Directions for this task: Omit pictures and quote the listing below line by line, from its start through the line that holds "import pandas as pd".

Supplied material:
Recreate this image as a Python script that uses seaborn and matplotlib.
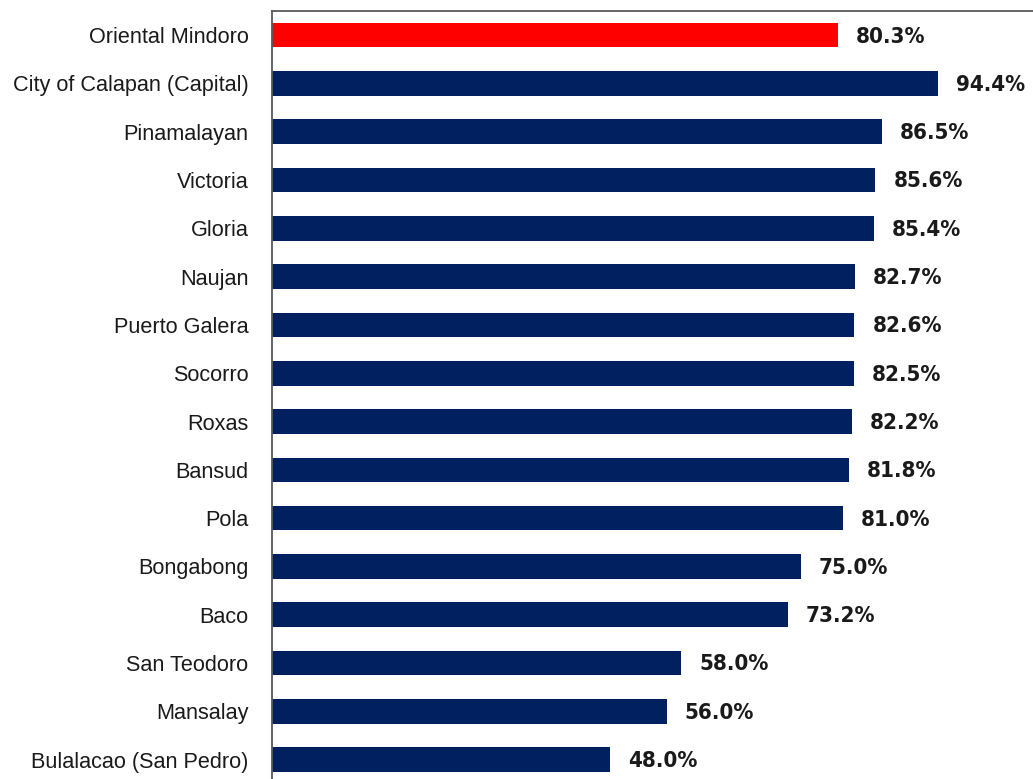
import matplotlib
matplotlib.use("Agg")
import matplotlib.pyplot as plt
import seaborn as sns
import pandas as pd

areas = [
    "Oriental Mindoro", "City of Calapan (Capital)", "Pinamalayan", "Victoria",
    "Gloria", "Naujan", "Puerto Galera", "Socorro", "Roxas", "Bansud", "Pola",
    "Bongabong", "Baco", "San Teodoro", "Mansalay", "Bulalacao (San Pedro)",
]
rates = [80.3, 94.4, 86.5, 85.6, 85.4, 82.7, 82.6, 82.5, 82.2, 81.8, 81.0,
         75.0, 73.2, 58.0, 56.0, 48.0]
bar_colors = ["#FF0000"] + ["#002060"] * (len(areas) - 1)

df = pd.DataFrame({"area": areas, "rate": rates})

sns.set_theme(style="white")
plt.rcParams["font.family"] = ["Liberation Sans", "DejaVu Sans"]

W, H = 1033, 779
fig = plt.figure(figsize=(W / 100, H / 100), dpi=100)

# axes box runs past the right and bottom edges of the picture
px_per_unit_x = 7.05
px_per_cat = 48.3
xmax = 110
ymin, ymax = -0.5, 15.9
left_px, top_px = 272, 11
w_px = xmax * px_per_unit_x
h_px = (ymax - ymin) * px_per_cat
ax = fig.add_axes([left_px / W, 1 - (top_px + h_px) / H, w_px / W, h_px / H])

sns.barplot(data=df, x="rate", y="area", hue="area", palette=bar_colors,
            saturation=1, legend=False, width=0.51, ax=ax, edgecolor="none")

ax.set_xlim(0, xmax)
ax.set_ylim(ymax, ymin)
ax.set_xlabel("")
ax.set_ylabel("")
ax.set_xticks([])
ax.tick_params(axis="y", length=0, pad=17, labelsize=15.6, labelcolor="#1a1a1a")

for s in ["left", "top"]:
    ax.spines[s].set_color("#595959")
    ax.spines[s].set_linewidth(1.3)
for s in ["right", "bottom"]:
    ax.spines[s].set_visible(False)

for i, v in enumerate(rates):
    ax.annotate(f"{v:.1f}%", xy=(v, i), xytext=(13, -1), textcoords="offset points",
                va="center", ha="left", fontsize=16, fontweight="bold",
                family="DejaVu Sans", fontstretch="condensed", color="#1a1a1a")

fig.savefig("out.png", dpi=100)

Result of this task:
Recreate this image as a Python script that uses seaborn and matplotlib.
import matplotlib
matplotlib.use("Agg")
import matplotlib.pyplot as plt
import seaborn as sns
import pandas as pd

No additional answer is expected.